The hospital performs more than 50 lung transplants a year, Aftab said.
Raymond was kept sedated for most of his stay at UCHealth, Trinity Raymond said, since he would begin coughing to the point that it would interfere with the ECMO machine.
It became clearer that Raymond would need to get a transplant. To be placed on the United Network for Organ Sharing waiting list for a lung transplant, Raymond needed to not only test negative for COVID-19, but also get strong enough through physical therapy and be free from any other infection or health-related issues.
Before getting sick, Raymond weighed 245 pounds. After being bedridden for weeks, he weighed 175 pounds.
"By that time, he had lost so much muscle mass it required the physical therapist to completely support him to sit up and they would even have to hold his head up," Trinity Raymond said. "And at the same time, he's still testing positive for COVID."
Finally after using a specialized test that detected if Raymond was actively contagious, he received a negative result.
He continued physical therapy that required 10 to 12 people to help him walk on the ECMO machine, he said. He was listed as high priority for a transplant on Feb. 26. The 8-hour surgery took place March 6.
"I was nervous because I had been bedridden for so long, but Trinity and the physical therapist were there to push to make sure that I wasn't just going to give up and not do it," Raymond said.
After surgery, he experienced bleeding and was taken to the operating room again. The bleeding subsided, and doctors began waking Raymond up. After a few days, they discovered that his oxygen levels improved and his lungs were expanding when he breathed.

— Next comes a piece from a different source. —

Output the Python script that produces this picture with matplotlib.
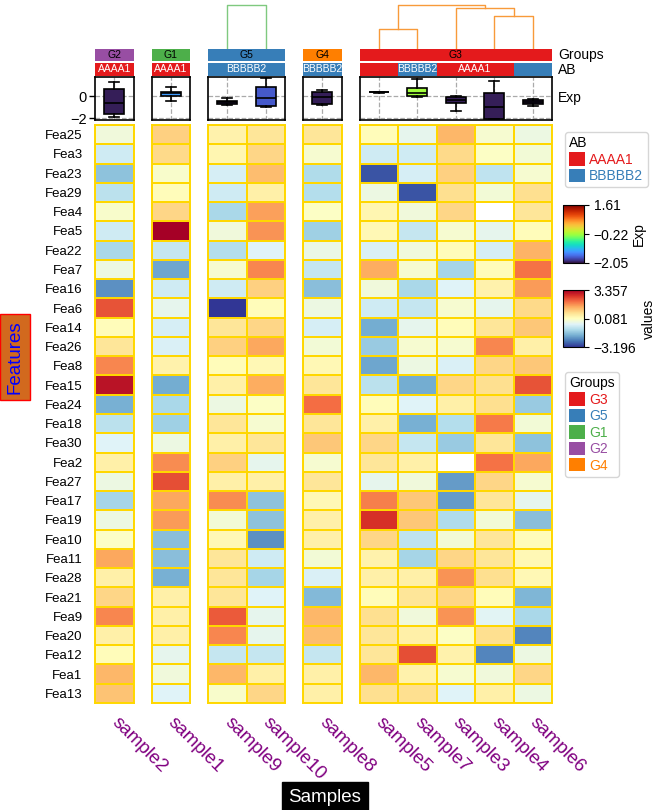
import numpy as np
import matplotlib
matplotlib.use('Agg')
import matplotlib.pyplot as plt
from matplotlib.cm import ScalarMappable
from matplotlib.colors import Normalize
from matplotlib.patches import Patch

plt.rcParams['font.family'] = ['Liberation Sans', 'DejaVu Sans']

# ---- data ----
samples = ['sample2', 'sample1', 'sample9', 'sample10', 'sample8',
           'sample5', 'sample7', 'sample3', 'sample4', 'sample6']
sample_groups = ['G2', 'G1', 'G5', 'G5', 'G4', 'G3', 'G3', 'G3', 'G3', 'G3']
sample_ab = ['AAAA1', 'AAAA1', 'BBBBB2', 'BBBBB2', 'BBBBB2',
             'AAAA1', 'BBBBB2', 'AAAA1', 'AAAA1', 'BBBBB2']

features = ['Fea25', 'Fea3', 'Fea23', 'Fea29', 'Fea4', 'Fea5', 'Fea22', 'Fea7',
            'Fea16', 'Fea6', 'Fea14', 'Fea26', 'Fea8', 'Fea15', 'Fea24', 'Fea18',
            'Fea30', 'Fea2', 'Fea27', 'Fea17', 'Fea19', 'Fea10', 'Fea11', 'Fea28',
            'Fea21', 'Fea9', 'Fea20', 'Fea12', 'Fea1', 'Fea13']

nan = np.nan
# one row per feature, columns in the order of `samples`
heat_values = [
    [-0.25, 0.93, 0.34, 0.61, 0.61, 0.15, -0.44, 1.26, -0.12, -0.31],
    [-0.77, 0.80, 0.28, 0.87, -0.12, -0.77, -0.77, 0.80, 0.02, -0.18],
    [-1.56, -0.05, -0.71, 1.20, -1.17, -2.87, -0.71, 0.93, -0.97, -0.12],
    [-1.03, 0.15, -0.77, 0.41, -1.10, -0.31, -2.87, 0.74, -0.18, 0.74],
    [-0.05, 0.87, -1.23, 1.52, 0.02, 0.28, -0.25, 0.87, nan, 0.61],
    [-0.77, 3.357, -0.25, 1.65, -1.36, 0.21, -0.90, -0.12, -0.44, 0.15],
    [-1.23, -0.90, -1.10, -0.58, -0.38, -0.64, -0.25, 0.15, -0.71, 1.33],
    [-0.31, -1.95, -0.12, 1.78, -0.90, 1.39, -0.12, -1.30, 0.15, 1.98],
    [-2.21, -0.77, -0.77, 0.93, -1.62, -0.25, -1.23, -0.58, 0.34, 1.59],
    [2.31, -0.44, -3.196, 0.15, -0.31, -0.77, -0.90, -0.12, -0.44, 0.80],
    [0.15, -0.71, 0.61, 0.87, -0.71, -1.89, -0.44, 0.15, 0.61, 1.06],
    [0.61, -0.64, 0.93, 1.46, -0.18, -1.43, -0.12, -0.12, 1.78, 0.41],
    [1.78, 0.34, 0.15, 0.21, 0.21, -1.95, -0.31, -0.64, 0.87, 1.06],
    [3.10, -1.89, 0.41, 1.39, 0.61, -1.03, -1.89, 0.87, 0.74, 2.31],
    [-1.82, -1.23, -0.31, 0.02, 2.05, 0.15, -0.58, 0.41, 0.74, -1.43],
    [-1.03, -1.36, 0.61, -0.12, 0.61, 0.41, -1.82, -1.10, 1.92, -0.18],
    [-0.58, -0.31, 0.41, 0.61, 1.06, 0.87, -0.90, -1.43, 0.61, -1.56],
    [0.41, 1.72, 0.93, -0.44, -0.12, 0.61, 0.41, nan, 1.98, 1.46],
    [-0.31, 2.37, 0.41, 0.41, 0.61, -0.44, -0.25, -2.08, 0.87, -0.12],
    [-1.30, 1.46, 1.72, -1.56, 0.21, 1.85, 1.06, -2.08, 0.61, -0.44],
    [-0.31, 1.59, -0.18, -1.56, 0.41, 2.70, 1.06, -1.17, -0.18, -1.62],
    [0.02, -1.62, 0.21, -2.21, 0.41, 0.87, -0.97, -0.18, 0.61, 0.15],
    [1.46, -1.62, 0.61, -0.77, -0.18, 0.34, -1.30, 0.87, 0.61, 0.21],
    [0.41, -1.82, 0.61, -1.30, -0.64, 0.41, 0.41, 1.65, 0.74, 0.21],
    [0.87, 0.41, 0.61, -0.58, -1.69, 0.15, 0.61, 0.87, 0.15, -1.75],
    [1.78, 0.41, 2.24, -0.44, 1.26, 0.74, -0.25, 1.65, -0.51, -1.23],
    [0.41, 0.41, 1.78, -0.44, 1.20, 0.61, 0.41, 0.02, 0.74, -2.34],
    [0.15, -0.44, -0.90, -0.90, -0.90, 0.61, 2.37, 0.34, -2.34, -0.31],
    [1.26, -0.25, 1.26, 0.41, 0.41, 1.26, 0.34, -0.12, -0.25, 0.87],
    [1.13, -0.58, -0.05, 0.87, 0.41, 0.74, 0.74, -0.58, 0.41, -0.31],
]

# boxplot annotation "Exp" (per sample)
exp_whislo = [-1.85, -0.48, -0.79, -1.03, -0.85, 0.31, -0.12, -1.39, -2.05, -0.94]
exp_q1 = [-1.64, 0.00, -0.73, -0.94, -0.73, 0.33, 0.00, -0.67, -2.05, -0.73]
exp_med = [-0.67, 0.24, -0.58, -0.21, -0.12, 0.36, 0.24, -0.36, -1.03, -0.55]
exp_q3 = [0.60, 0.39, -0.45, 0.79, 0.39, 0.39, 0.70, -0.12, 0.27, -0.33]
exp_whishi = [1.30, 0.79, -0.15, 1.61, 0.55, 0.41, 1.58, 0.00, 1.33, -0.30]
box_color_values = [-1.98, -1.32, -1.98, -1.68, -1.98, -1.98, -0.22, -1.98, -1.98, -1.98]

group_colors = {'G3': '#E41A1C', 'G5': '#377EB8', 'G1': '#4DAF4A',
                'G2': '#984EA3', 'G4': '#FF7F00'}
ab_colors = {'AAAA1': '#E41A1C', 'BBBBB2': '#377EB8'}

# column dendrograms inside groups: (child a, child b, height), scipy-like ids
dendro_links = {'G5': [(0, 1, 1.0)],
                'G3': [(0, 1, 0.46), (3, 4, 0.76), (2, 6, 0.93), (5, 7, 1.0)]}
dendro_colors = {'G5': '#7fc97f', 'G3': '#f89a3a'}

# ---- figure ----
W, H = 655, 810
fig = plt.figure(figsize=(W / 100, H / 100), dpi=100)


def px_axes(x0, y0, x1, y1):
    return fig.add_axes([x0 / W, 1 - y1 / H, (x1 - x0) / W, (y1 - y0) / H])


def draw_dendro(ax, links, n, color):
    xs = {i: i + 0.5 for i in range(n)}
    hs = {i: 0.0 for i in range(n)}
    for k, (a, b, h) in enumerate(links):
        ax.plot([xs[a], xs[a], xs[b], xs[b]], [hs[a], h, h, hs[b]],
                color=color, lw=1.0)
        xs[n + k] = (xs[a] + xs[b]) / 2
        hs[n + k] = h


def runs(labels):
    out = []
    start = 0
    for i in range(1, len(labels) + 1):
        if i == len(labels) or labels[i] != labels[start]:
            out.append((labels[start], start, i))
            start = i
    return out


data = np.array(heat_values, dtype=float)
hnorm = Normalize(np.nanmin(data), np.nanmax(data))
emin, emax = min(exp_whislo), max(exp_whishi)
enorm = Normalize(emin, emax)
turbo = plt.get_cmap('turbo')
epad = (emax - emin) * 0.03

group_order = list(dict.fromkeys(sample_groups))
col_w, gap = 38.5, 18
cursor = 95
for gi, grp in enumerate(group_order):
    idx = [i for i, g in enumerate(sample_groups) if g == grp]
    n = len(idx)
    x0, x1 = cursor, cursor + n * col_w
    cursor = x1 + gap

    # heatmap
    ax = px_axes(x0, 125, x1, 703)
    sub = np.ma.masked_invalid(data[:, idx])
    ax.pcolormesh(sub, cmap='RdYlBu_r', norm=hnorm, edgecolors='gold', linewidth=1.4)
    ax.set_xlim(0, n)
    ax.set_ylim(len(features), 0)
    for s in ax.spines.values():
        s.set_color('gold')
        s.set_linewidth(1.4)
    ax.set_xticks(np.arange(n) + 0.5)
    ax.set_xticklabels([samples[i] for i in idx], rotation=-45, ha='left', va='center',
                       rotation_mode='anchor', color='purple', fontsize=13.5)
    ax.tick_params(axis='x', length=0, pad=12)
    if gi == 0:
        ax.set_yticks(np.arange(len(features)) + 0.5)
        ax.set_yticklabels(features, fontsize=9.5)
        ax.tick_params(axis='y', length=0, pad=9)
    else:
        ax.set_yticks([])

    # boxplot annotation
    bx = px_axes(x0, 77, x1, 120)
    stats = [dict(med=exp_med[i], q1=exp_q1[i], q3=exp_q3[i], whislo=exp_whislo[i],
                  whishi=exp_whishi[i], fliers=[]) for i in idx]
    bp = bx.bxp(stats, positions=np.arange(n) + 0.5, widths=0.52, patch_artist=True,
                showfliers=False,
                boxprops=dict(edgecolor='black', linewidth=1.2),
                medianprops=dict(color='black', linewidth=1.2),
                whiskerprops=dict(color='black', linewidth=1.2),
                capprops=dict(color='black', linewidth=1.2))
    for patch, i in zip(bp['boxes'], idx):
        patch.set_facecolor(turbo(enorm(box_color_values[i])))
    bx.set_xlim(0, n)
    bx.set_ylim(emin - epad, emax + epad)
    bx.set_xticks(np.arange(n) + 0.5)
    bx.set_yticks([-2, 0])
    bx.grid(True, ls='--', color='#aaaaaa', lw=0.9)
    bx.set_axisbelow(True)
    bx.tick_params(axis='x', length=0, labelbottom=False)
    for s in bx.spines.values():
        s.set_linewidth(1.2)
    if gi == 0:
        bx.tick_params(axis='y', labelsize=10.5, length=4, width=1, pad=2)
    else:
        bx.tick_params(axis='y', length=0, labelleft=False)

    # AB bar
    abx = px_axes(x0, 63, x1, 76)
    labs = [sample_ab[i] for i in idx]
    abx.bar(np.arange(n) + 0.5, 1, width=1, color=[ab_colors[l] for l in labs], lw=0)
    shown = {}
    for lab, a, b in runs(labs):
        if lab not in shown or (b - a) > (shown[lab][1] - shown[lab][0]):
            shown[lab] = (a, b)
    for lab, (a, b) in shown.items():
        abx.text((a + b) / 2, 0.5, lab, ha='center', va='center', color='white', fontsize=7.5)
    abx.set_xlim(0, n)
    abx.set_ylim(0, 1)
    abx.axis('off')

    # Groups bar
    gx = px_axes(x0, 49, x1, 61)
    gx.bar(np.arange(n) + 0.5, 1, width=1, color=group_colors[grp], lw=0)
    gx.text(n / 2, 0.5, grp, ha='center', va='center', color='black', fontsize=7.5)
    gx.set_xlim(0, n)
    gx.set_ylim(0, 1)
    gx.axis('off')

    # dendrogram
    if grp in dendro_links:
        dx = px_axes(x0, 0, x1, 48.5)
        draw_dendro(dx, dendro_links[grp], n, dendro_colors[grp])
        dx.set_xlim(0, n)
        dx.set_ylim(0, 1.124)
        dx.axis('off')

# track names on the right
for name, yc in [('Groups', 55), ('AB', 69.5), ('Exp', 98)]:
    fig.text(558 / W, 1 - yc / H, name, ha='left', va='center', fontsize=10)

# colorbars
cax = px_axes(563, 205, 584, 263)
cb = fig.colorbar(ScalarMappable(norm=enorm, cmap='turbo'), cax=cax)
eticks = [emin, (emin + emax) / 2, emax]
cb.set_ticks(eticks)
cb.set_ticklabels([f'{v:.2f}'.replace('-', '\u2212') for v in eticks])
cb.ax.tick_params(labelsize=10)
cb.set_label('Exp', fontsize=10, labelpad=2)

vax = px_axes(563, 290, 584, 347)
cb2 = fig.colorbar(ScalarMappable(norm=hnorm, cmap='RdYlBu_r'), cax=vax)
vticks = [hnorm.vmin, (hnorm.vmin + hnorm.vmax) / 2, hnorm.vmax]
cb2.set_ticks(vticks)
cb2.set_ticklabels([f'{v:.3f}'.replace('-', '\u2212') for v in vticks])
cb2.ax.tick_params(labelsize=10)
cb2.set_label('values', fontsize=10, labelpad=4)

# legends
leg_kw = dict(loc='upper left', fontsize=10, title_fontsize=10, alignment='left',
              handlelength=1.15, handleheight=1.1, handletextpad=0.3, labelspacing=0.15,
              borderpad=0.3, borderaxespad=0, frameon=True)
ab_handles = [Patch(facecolor=c, label=k) for k, c in ab_colors.items()]
leg1 = fig.legend(handles=ab_handles, title='AB', bbox_to_anchor=(565 / W, 1 - 132 / H), **leg_kw)
for t, c in zip(leg1.get_texts(), ab_colors.values()):
    t.set_color(c)

g_handles = [Patch(facecolor=c, label=k) for k, c in group_colors.items()]
leg2 = fig.legend(handles=g_handles, title='Groups', bbox_to_anchor=(565 / W, 1 - 372 / H), **leg_kw)
for t, c in zip(leg2.get_texts(), group_colors.values()):
    t.set_color(c)

# axis titles
fig.text(15 / W, 1 - 357 / H, 'Features', rotation=90, ha='center', va='center',
         color='blue', fontsize=13.5,
         bbox=dict(facecolor='#D2691E', edgecolor='red', pad=4.5))
fig.text(325 / W, 1 - 797 / H, 'Samples', ha='center', va='center',
         color='white', fontsize=13.5,
         bbox=dict(facecolor='black', edgecolor='black', pad=5))

fig.savefig('out.png', dpi=100)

He was taken off the ECMO machine five days later on March 11.
"We're just thankful that there are people out there who are donors," Raymond said. "Not only organ donors, but blood donors, plasma donors — We can't thank the people enough that donate."
Raymond was discharged from UCHealth on April 12 and will live in recovery housing in Denver for another three months.
The Raymonds' four children, Ryder, 15; Renzey, 11; Raegyn, 5; and Rivyer, 3, still live in Malta and haven't seen their father since he fell ill.
He will have to visit UCHealth once a month for a year and will have to adopt lifestyle changes. He'll have to change his diet, continue physical therapy, and take it easy when it comes to daily tasks, like raking leaves, gardening and helping his father-in-law on his ranch.
At night, Raymond uses about a liter of oxygen while he sleeps, and because of his new lungs and the immunosuppressant medication, he'll have to wear a mask in public for the rest of his life.
"He was very determined to get better," Aftab said. "His determination, his grit, his desire to live was very strong."
Before getting COVID-19, Raymond worked for Phillips County as a road maintainer, operating snow plows, excavators and other machinery. In his free time, he was a basketball official from September to March. However, he won't be able to go back to that lifestyle.
Trinity is an elementary school teacher in Malta and has been on leave from her job since her husband became sick.
Residents of Malta have helped with fundraising, and a gofundme account has raised over $4,700.
To lower the risk of contracting the coronavirus again, Trinity Raymond received her vaccine in Montana when she visited their children for Easter. Bryan Raymond plans to get his shot a few months from now.
Right now, Raymond is focusing on feeling and getting better.
"We just have to figure out our new normal," Trinity Raymond said.